Pintasan.co, Banjarmasin – Itik Alabio adalah salah satu jenis itik lokal yang menunjukkan keseragaman dalam bentuk fisik dan komposisi genetik.
Itik ini memiliki kemampuan adaptasi yang sangat baik, terutama di wilayah Kalimantan Selatan, khususnya di Kabupaten Hulu Sungai Utara (HSU), di mana populasinya cukup melimpah.
Geografis Kabupaten Hulu Sungai Utara sangat mendukung untuk pengembangan peternakan itik, menjadikan Itik Alabio sebagai salah satu ikon dari kota Amuntai.
Hal ini diungkapkan oleh Erwin, seorang anggota komunitas Palalah, saat berbagi informasi dalam acara “Serba Serbi Nusantara” pada Sabtu (26/10/2024).
Dalam kesempatan yang sama, Neza, yang juga merupakan anggota Palalah, menambahkan bahwa Itik Alabio telah dikenal luas di seluruh wilayah Kalimantan Selatan.
Telurnya sering digunakan untuk membuat telur asin, tetapi yang paling terkenal adalah kuliner itik panggang tanpa tulang yang disajikan dengan bumbu khas dan kuah sup.

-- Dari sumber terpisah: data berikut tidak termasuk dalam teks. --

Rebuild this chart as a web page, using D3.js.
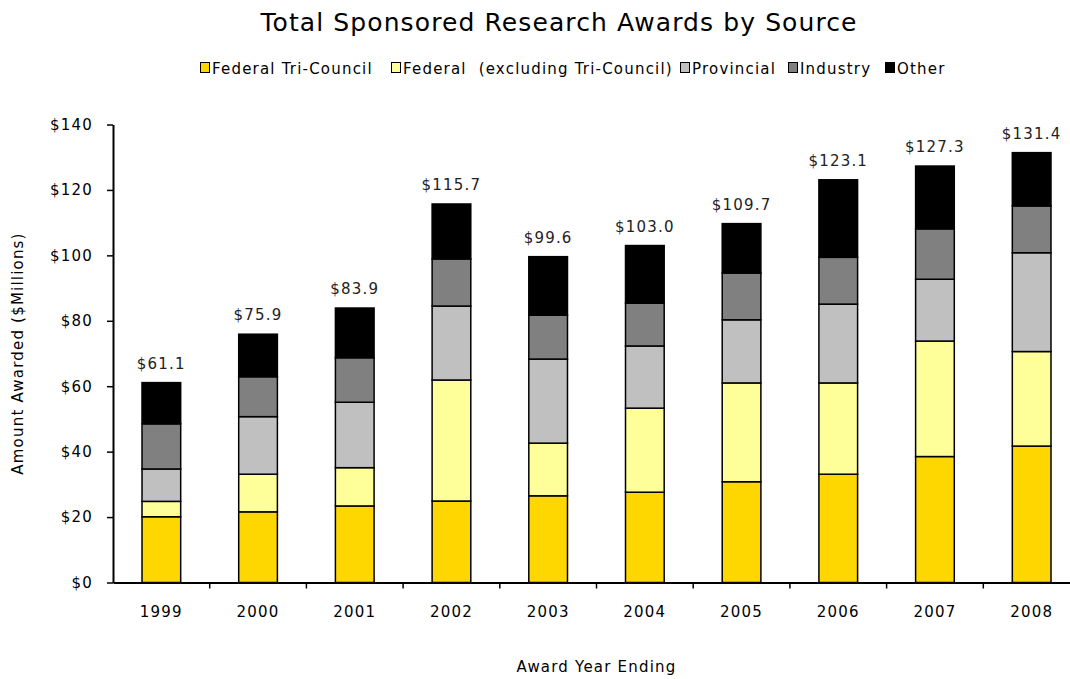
<!DOCTYPE html>
<html>
<head>
<meta charset="utf-8">
<script src="https://cdn.jsdelivr.net/npm/d3@7"></script>
<style>
  body { margin: 0; background: #fff; }
  svg { display: block; }
  text { font-family: "DejaVu Sans", Verdana, sans-serif; letter-spacing: 1.2px; }
</style>
</head>
<body>
<svg id="chart" width="1070" height="679"></svg>
<script>
// Award years and per-source amounts ($ millions)
const years = ["1999", "2000", "2001", "2002", "2003", "2004", "2005", "2006", "2007", "2008"];
const triCouncil = [20.1, 21.6, 23.4, 24.9, 26.5, 27.6, 30.8, 33.1, 38.5, 41.7];
const federalOther = [4.7, 11.5, 11.7, 37.0, 16.1, 25.7, 30.2, 27.9, 35.3, 28.9];
const provincial = [9.9, 17.6, 20.0, 22.6, 25.7, 19.0, 19.3, 24.1, 18.9, 30.2];
const industry = [13.8, 12.2, 13.6, 14.4, 13.4, 13.1, 14.3, 14.3, 15.4, 14.3];
const other = [12.6, 13.0, 15.2, 16.8, 17.9, 17.6, 15.1, 23.7, 19.2, 16.3];
const totals = [61.1, 75.9, 83.9, 115.7, 99.6, 103.0, 109.7, 123.1, 127.3, 131.4];
const yTicks = [0, 20, 40, 60, 80, 100, 120, 140];

const seriesNames = ["Federal Tri-Council", "Federal  (excluding Tri-Council)", "Provincial", "Industry", "Other"];
const seriesValues = [triCouncil, federalOther, provincial, industry, other];
const colors = ["#FFD700", "#FFFF99", "#C0C0C0", "#808080", "#000000"];

const svg = d3.select("#chart");
const plot = { left: 113, right: 1080, top: 124.5, bottom: 582.5 };
const FONT = "DejaVu Sans, Verdana, sans-serif";

const rows = years.map((y, i) => {
  const r = { year: y };
  seriesNames.forEach((s, k) => { r[s] = seriesValues[k][i]; });
  return r;
});
const stacked = d3.stack().keys(seriesNames)(rows);

const x = d3.scaleBand().domain(years)
  .range([plot.left, plot.right])
  .paddingInner(0.6).paddingOuter(0.3);
const y = d3.scaleLinear().domain([0, 140]).range([plot.bottom, plot.top]);

// Title
svg.append("text")
  .attr("x", 559).attr("y", 31)
  .attr("text-anchor", "middle")
  .attr("font-size", 25)
  .style("letter-spacing", "1.1px")
  .attr("fill", "#000")
  .text("Total Sponsored Research Awards by Source");

// Legend
const legendX = [200, 391, 680, 788, 885];
const legend = svg.append("g");
seriesNames.forEach((s, k) => {
  const g = legend.append("g").attr("transform", `translate(${legendX[k]},68)`);
  g.append("rect").attr("x", 0.5).attr("y", -5.5).attr("width", 9).attr("height", 10)
    .attr("fill", colors[k]).attr("stroke", "#000").attr("stroke-width", 1);
  g.append("text").attr("x", 12).attr("y", 5.5)
    .attr("font-size", 15).attr("fill", "#000")
    .style("white-space", "pre")
    .text(s);
});

// Stacked bars
const layers = svg.append("g").selectAll("g")
  .data(stacked).join("g")
  .attr("fill", (d, k) => colors[k]);
layers.selectAll("rect")
  .data(d => d).join("rect")
  .attr("x", d => x(d.data.year))
  .attr("y", d => y(d[1]))
  .attr("width", x.bandwidth())
  .attr("height", d => y(d[0]) - y(d[1]))
  .attr("stroke", "#000")
  .attr("stroke-width", 1.5);

// Total labels
svg.append("g").selectAll("text")
  .data(years).join("text")
  .attr("x", d => x(d) + x.bandwidth() / 2)
  .attr("y", (d, i) => y(totals[i]) - 14)
  .attr("text-anchor", "middle")
  .attr("font-size", 15)
  .attr("fill", "#222")
  .text((d, i) => "$" + totals[i].toFixed(1));

// Y axis
const yAxis = svg.append("g")
  .attr("transform", `translate(${plot.left},0)`)
  .call(d3.axisLeft(y).tickValues(yTicks).tickSize(6).tickPadding(14)
    .tickSizeOuter(0).tickFormat(d => "$" + d));
yAxis.select(".domain").attr("stroke-width", 2);
yAxis.selectAll(".tick line").attr("stroke-width", 1.5);
yAxis.selectAll("text").attr("font-size", 15).attr("fill", "#000")
  .attr("font-family", FONT);

// X axis
const xAxis = svg.append("g")
  .attr("transform", `translate(0,${plot.bottom})`)
  .call(d3.axisBottom(x).tickSize(0).tickPadding(24).tickSizeOuter(0));
xAxis.select(".domain").attr("stroke-width", 2);
xAxis.selectAll("text").attr("font-size", 15).attr("fill", "#000")
  .attr("font-family", FONT);
// Category separator ticks
xAxis.selectAll(".sep")
  .data(d3.range(1, years.length))
  .join("line")
  .attr("x1", i => plot.left + i * x.step())
  .attr("x2", i => plot.left + i * x.step())
  .attr("y1", 0).attr("y2", 6)
  .attr("stroke", "#000").attr("stroke-width", 1.5);

// Axis titles
svg.append("text")
  .attr("x", (plot.left + plot.right) / 2).attr("y", 672)
  .attr("text-anchor", "middle").attr("font-size", 15).attr("fill", "#000")
  .text("Award Year Ending");
svg.append("text")
  .attr("transform", `translate(23,${(plot.top + plot.bottom) / 2}) rotate(-90)`)
  .attr("text-anchor", "middle").attr("font-size", 15).attr("fill", "#000")
  .text("Amount Awarded ($Millions)");
</script>
</body>
</html>
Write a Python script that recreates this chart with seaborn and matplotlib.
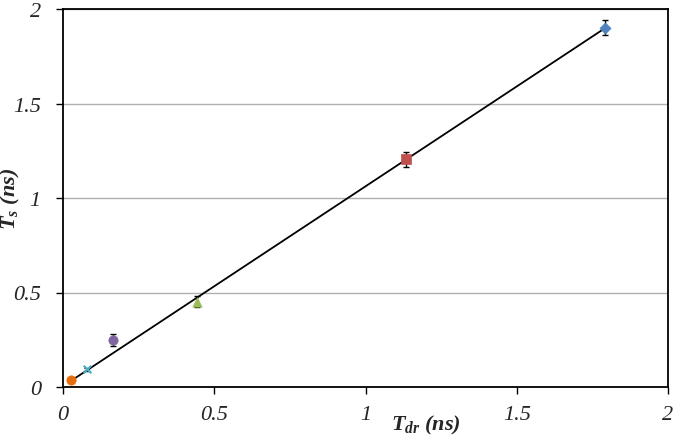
import matplotlib
matplotlib.use("Agg")
import matplotlib.pyplot as plt
import seaborn as sns
import pandas as pd

# data
t_dr = [0.027, 0.078, 0.166, 0.443, 1.135, 1.793]
t_s = [0.035, 0.095, 0.248, 0.452, 1.205, 1.900]
t_s_err = [0.010, 0.008, 0.030, 0.030, 0.040, 0.040]
point_colors = ["#E46C0A", "#4BACC6", "#8064A2", "#9BBB59", "#C0504D", "#4F81BD"]
point_markers = ["o", "x", "o", "^", "s", "D"]
fit_x = [0.027, 1.793]
fit_y = [0.033, 1.900]
x_ticks = [0, 0.5, 1, 1.5, 2]
x_tick_labels = ["0", "0.5", "1", "1.5", "2"]
y_ticks = [0, 0.5, 1, 1.5, 2]
y_tick_labels = ["0", "0.5", "1", "1.5", "2"]

sns.set_style("white")
plt.rcParams["font.family"] = ["Liberation Serif", "DejaVu Serif"]
plt.rcParams["mathtext.fontset"] = "custom"
plt.rcParams["mathtext.it"] = "Liberation Serif:bold:italic"
plt.rcParams["mathtext.rm"] = "Liberation Serif:bold:italic"
plt.rcParams["mathtext.bf"] = "Liberation Serif:bold:italic"

fig = plt.figure(figsize=(6.75, 4.39), dpi=100)
ax = fig.add_axes([63 / 675, 1 - 388 / 439, 605 / 675, 378 / 439])

fit_df = pd.DataFrame({"x": fit_x, "y": fit_y})
sns.lineplot(data=fit_df, x="x", y="y", ax=ax, color="black", linewidth=1.3, zorder=2)

for xi, yi, ei, c, m in zip(t_dr, t_s, t_s_err, point_colors, point_markers):
    ax.errorbar([xi], [yi], yerr=[ei], fmt="none", ecolor="black",
                elinewidth=1.0, capsize=2.5, capthick=1.0, zorder=3)
    df = pd.DataFrame({"x": [xi], "y": [yi]})
    if m == "x":
        sns.scatterplot(data=df, x="x", y="y", ax=ax, color=c, marker=m,
                        s=30, linewidth=1.5, zorder=4)
    else:
        sns.scatterplot(data=df, x="x", y="y", ax=ax, color=c, marker=m,
                        s=45 if m != "D" else 32, edgecolor=c, linewidth=0.5, zorder=4)

ax.set_xlim(0, 2)
ax.set_ylim(0, 2)
ax.set_xticks(x_ticks)
ax.set_xticklabels(x_tick_labels, family="Liberation Serif", style="italic", fontsize=16)
ax.set_yticks(y_ticks)
ax.set_yticklabels(y_tick_labels, family="Liberation Serif", style="italic", fontsize=16)

ax.yaxis.grid(True, color="#B0B0B0", linewidth=1.0)
ax.xaxis.grid(False)
ax.set_axisbelow(True)
for sp in ax.spines.values():
    sp.set_visible(True)
    sp.set_color("black")
    sp.set_linewidth(1.3)
ax.tick_params(axis="both", which="major", direction="out", length=5, width=1.0,
               color="black", bottom=True, left=True)
ax.tick_params(axis="x", pad=8)
ax.tick_params(axis="y", pad=11)

ax.set_xlabel(r"$T_{dr}$ (ns)", fontsize=16, fontweight="bold", fontstyle="italic",
              family="Liberation Serif")
ax.set_ylabel(r"$T_{s}$ (ns)", fontsize=16, fontweight="bold", fontstyle="italic",
              family="Liberation Serif")
ax.xaxis.set_label_coords(0.6, -0.07)
ax.yaxis.set_label_coords(-0.068, 0.5)

fig.savefig("out.png", dpi=100)
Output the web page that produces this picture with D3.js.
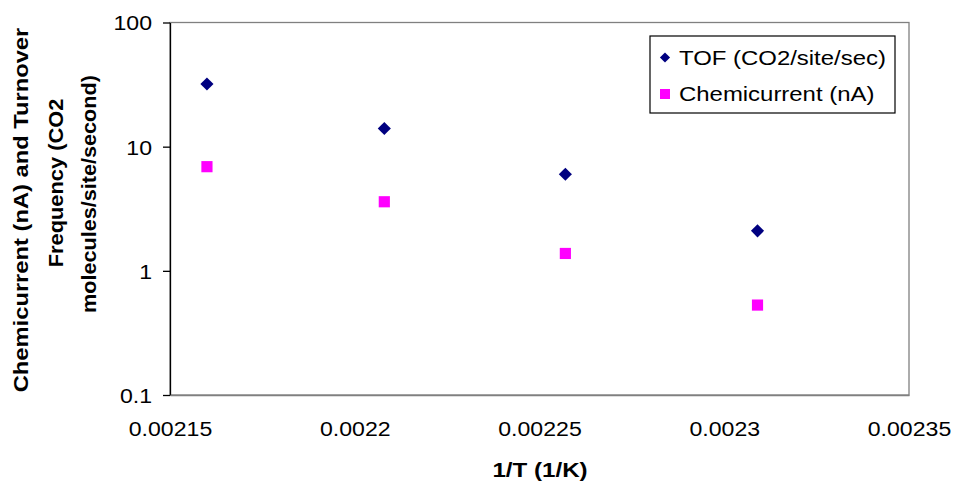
<!DOCTYPE html>
<html><head><meta charset="utf-8">
<script src="https://cdn.jsdelivr.net/npm/d3@7/dist/d3.min.js"></script>
<style>
body{margin:0;background:#fff}
svg{display:block}
text{font-family:"Liberation Sans",Arial,Helvetica,sans-serif;fill:#000}
</style>
</head><body>
<svg width="956" height="484"></svg>
<script>
// ---- data ----
const invT = [0.002160, 0.002208, 0.002257, 0.002309];   // 1/T (1/K)
const tof = [32, 14, 6, 2.1];                              // TOF (CO2/site/sec)
const chemicurrent = [6.9, 3.6, 1.38, 0.53];               // Chemicurrent (nA)
const xTicks = [0.00215, 0.0022, 0.00225, 0.0023, 0.00235];
const xTickLabels = ["0.00215", "0.0022", "0.00225", "0.0023", "0.00235"];
const yTicks = [0.1, 1, 10, 100];
const yTickLabels = ["0.1", "1", "10", "100"];
const seriesNames = ["TOF (CO2/site/sec)", "Chemicurrent (nA)"];
const xTitle = "1/T (1/K)";
const yTitleLines = ["Chemicurrent (nA) and Turnover", "Frequency (CO2", "molecules/site/second)"];

// ---- layout ----
const svg = d3.select("svg");
const L = 170, R = 909, T = 22.5, B = 395;
const SX = 1.1; // horizontal font stretch
const x = d3.scaleLinear().domain([xTicks[0], xTicks[xTicks.length - 1]]).range([L, R]);
const y = d3.scaleLog().domain([yTicks[0], yTicks[yTicks.length - 1]]).range([B, T]);

// plot frame
svg.append("rect").attr("x", L).attr("y", T).attr("width", R - L).attr("height", B - T)
  .attr("fill", "#fff").attr("stroke", "#808080").attr("stroke-width", 1.3);

// y axis
const ya = svg.append("g").attr("transform", `translate(${L},0)`)
  .call(d3.axisLeft(y).tickValues(yTicks).tickFormat((d, i) => yTickLabels[i])
    .tickSize(7).tickSizeOuter(0).tickPadding(0))
  .attr("font-size", null).attr("font-family", null);
ya.select(".domain").attr("stroke", "#000").attr("stroke-width", 1.3);
ya.selectAll(".tick line").attr("stroke", "#000").attr("stroke-width", 1.3);
ya.selectAll(".tick text").attr("x", null).attr("dy", "0.35em")
  .attr("transform", `translate(-18,0) scale(${SX},1)`)
  .style("font-size", "21px").attr("fill", "#000");

// x axis
const xa = svg.append("g").attr("transform", `translate(0,${B})`)
  .call(d3.axisBottom(x).tickValues(xTicks).tickFormat((d, i) => xTickLabels[i])
    .tickSize(0).tickSizeOuter(0).tickPadding(0))
  .attr("font-size", null).attr("font-family", null);
xa.select(".domain").attr("stroke", "#808080").attr("stroke-width", 1.3);
xa.selectAll(".tick text").attr("y", 0).attr("dy", null)
  .attr("transform", `translate(0,41) scale(${SX},1)`)
  .style("font-size", "21px").attr("fill", "#000");

// markers
const diamond = d3.symbol().type(d3.symbolSquare).size(86);
const square = d3.symbol().type(d3.symbolSquare).size(125);
const pts = svg.append("g");
pts.selectAll(".tof").data(invT.map((v, i) => [v, tof[i]])).join("path")
  .attr("class", "tof")
  .attr("d", diamond)
  .attr("transform", d => `translate(${x(d[0])},${y(d[1])}) rotate(45)`)
  .attr("fill", "#000080");
pts.selectAll(".chem").data(invT.map((v, i) => [v, chemicurrent[i]])).join("path")
  .attr("class", "chem")
  .attr("d", square)
  .attr("transform", d => `translate(${x(d[0])},${y(d[1])})`)
  .attr("fill", "#FF00FF");

// legend
const lg = svg.append("g");
lg.append("rect").attr("x", 650).attr("y", 36).attr("width", 245).attr("height", 77)
  .attr("fill", "#fff").attr("stroke", "#000").attr("stroke-width", 1.2);
const legItems = [
  {name: seriesNames[0], sym: d3.symbol().type(d3.symbolSquare).size(52), rot: 45, color: "#000080", cy: 57.5},
  {name: seriesNames[1], sym: d3.symbol().type(d3.symbolSquare).size(100), rot: 0, color: "#FF00FF", cy: 94}
];
legItems.forEach(it => {
  lg.append("path").attr("d", it.sym).attr("fill", it.color)
    .attr("transform", `translate(665,${it.cy}) rotate(${it.rot})`);
  lg.append("text").text(it.name).attr("dy", "0.35em")
    .attr("transform", `translate(679,${it.cy}) scale(${SX + 0.04},1)`)
    .style("font-size", "21px");
});

// axis titles
svg.append("text").text(xTitle).attr("text-anchor", "middle")
  .attr("transform", `translate(540,477) scale(${SX + 0.05},1)`)
  .style("font-size", "21px").style("font-weight", "bold");

const yTitlePos = [[21, 210, 1.13], [55.5, 183, 1.04], [89, 194, 1.03]];
yTitleLines.forEach((s, i) => {
  svg.append("text").text(s).attr("text-anchor", "middle").attr("dy", "0.35em")
    .attr("transform", `translate(${yTitlePos[i][0]},${yTitlePos[i][1]}) rotate(-90) scale(${yTitlePos[i][2]},1)`)
    .style("font-size", "21px").style("font-weight", "bold");
});
</script>
</body></html>
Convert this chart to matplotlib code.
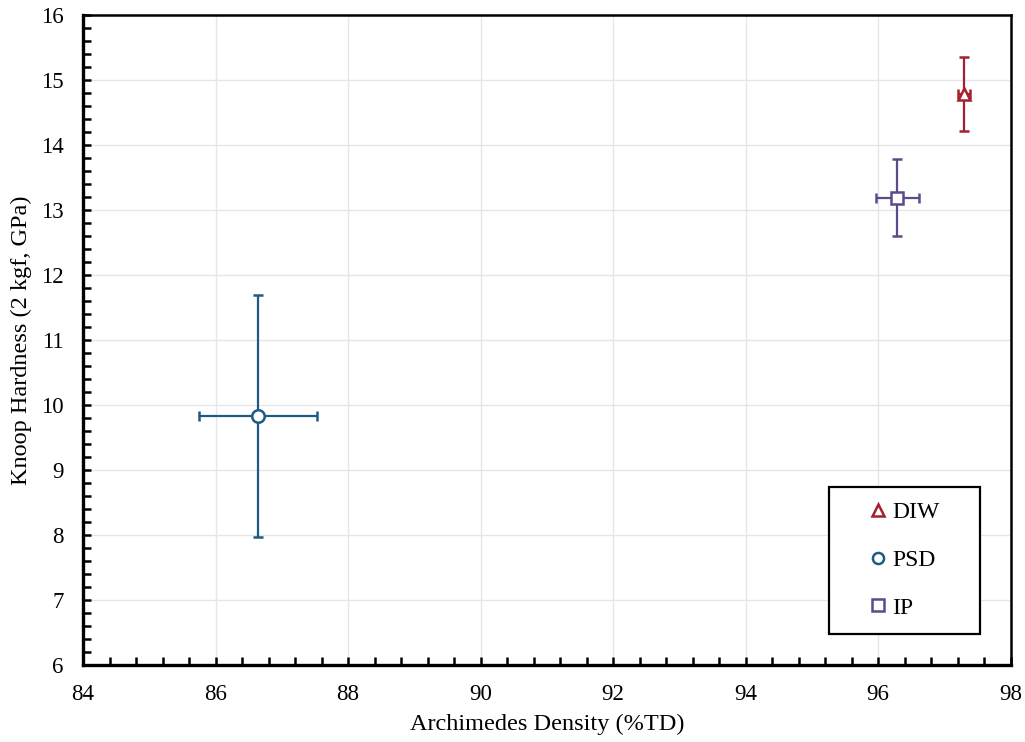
import matplotlib as mpl
import matplotlib.pyplot as plt
from matplotlib.lines import Line2D
from matplotlib.patches import Rectangle
from matplotlib.ticker import MultipleLocator

# values
labels = ["DIW", "PSD", "IP"]
density = [97.29, 86.64, 96.29]
density_err = [0.09, 0.89, 0.32]
hardness = [14.78, 9.83, 13.19]
hardness_err = [0.57, 1.86, 0.59]

COLORS = {"DIW": "#A3202F", "PSD": "#1D5A84", "IP": "#5C4A8C"}
MARKERS = {"DIW": "^", "PSD": "o", "IP": "s"}

mpl.rcParams.update({
    "font.family": ["Liberation Serif", "DejaVu Serif"],
    "font.size": 16,
})

fig = plt.figure(figsize=(10.25, 7.42), dpi=100)
ax = fig.add_axes([0.081, 0.1038, 0.905, 0.876])

for name, x, xe, y, ye in zip(labels, density, density_err, hardness, hardness_err):
    ax.errorbar(x, y, xerr=xe, yerr=ye, fmt=MARKERS[name], color=COLORS[name],
                mfc="white", mec=COLORS[name], mew=1.8, ms=9 if name != "DIW" else 8,
                elinewidth=1.6, capsize=3.5, capthick=1.6, zorder=3)

ax.set_xlim(84, 98)
ax.set_ylim(6, 16)
ax.xaxis.set_major_locator(MultipleLocator(2))
ax.xaxis.set_minor_locator(MultipleLocator(0.4))
ax.yaxis.set_major_locator(MultipleLocator(1))
ax.yaxis.set_minor_locator(MultipleLocator(0.2))
ax.tick_params(which="both", direction="in", width=1.8, top=False, right=False)
ax.tick_params(which="major", length=6, labelsize=16.5, pad=14)
ax.tick_params(which="minor", length=6)
ax.grid(True, which="major", color="#e6e6e6", linewidth=1.0, zorder=0)
ax.set_axisbelow(True)
for side in ["left", "bottom"]:
    ax.spines[side].set_linewidth(2.4)
for side in ["top", "right"]:
    ax.spines[side].set_linewidth(1.8)

ax.set_xlabel("Archimedes Density (%TD)", fontsize=17.5, labelpad=6)
ax.set_ylabel("Knoop Hardness (2 kgf, GPa)", fontsize=17.5, labelpad=6)

# legend: entries without frame, box drawn separately to match the reference padding
handles = [Line2D([], [], linestyle="none", marker=MARKERS[n], mfc="white",
                  mec=COLORS[n], mew=1.8, ms=8) for n in labels]
leg = ax.legend(handles, labels, loc="center left", bbox_to_anchor=(0.844, 0.1615),
                frameon=False, fontsize=17, labelspacing=1.12,
                handletextpad=0.1, handlelength=1.0, borderpad=0,
                borderaxespad=0)
ax.add_patch(Rectangle((0.804, 0.048), 0.163, 0.226, transform=ax.transAxes,
                       facecolor="white", edgecolor="black", linewidth=1.6, zorder=4))
leg.set_zorder(5)

fig.savefig("out.png", dpi=100)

Dendeng itik juga merupakan salah satu makanan khas dari kota Amuntai.
“Penamaan Itik Alabio sendiri dilatarbelakangi dari kebiasaan orang yang membeli bibit itik di pasar Alabio, kota Amuntai,” jelas Syauqani, menyoroti asal-usul nama Itik Alabio.
Keunikan Itik Alabio telah menjadikannya sebagai simbol kota Amuntai, Kabupaten Hulu Sungai Utara (HSU).
Untuk memperingati hal ini, terdapat monumen atau tugu yang berdiri megah berupa sepasang Itik Alabio, yang menjadi maskot bagi Kabupaten Hulu Sungai Utara.
Tugu ini berfungsi sebagai penanda bahwa daerah tersebut merupakan penghasil utama Itik Alabio.
“Tugu maskot itik ini berdiri kokoh di tepian Sungai Negara, tepatnya di Jalan Patmaraga, Murung Sari,” ungkap Arif.
Monumen ini tidak hanya menarik perhatian, tetapi juga melambangkan warisan budaya dan pertanian lokal yang berharga, mengajak masyarakat untuk lebih menghargai potensi kuliner yang ada di daerah mereka.
Dengan menjadi maskot, Itik Alabio juga berperan dalam menarik wisatawan untuk mengenal lebih dekat budaya kuliner khas Amuntai.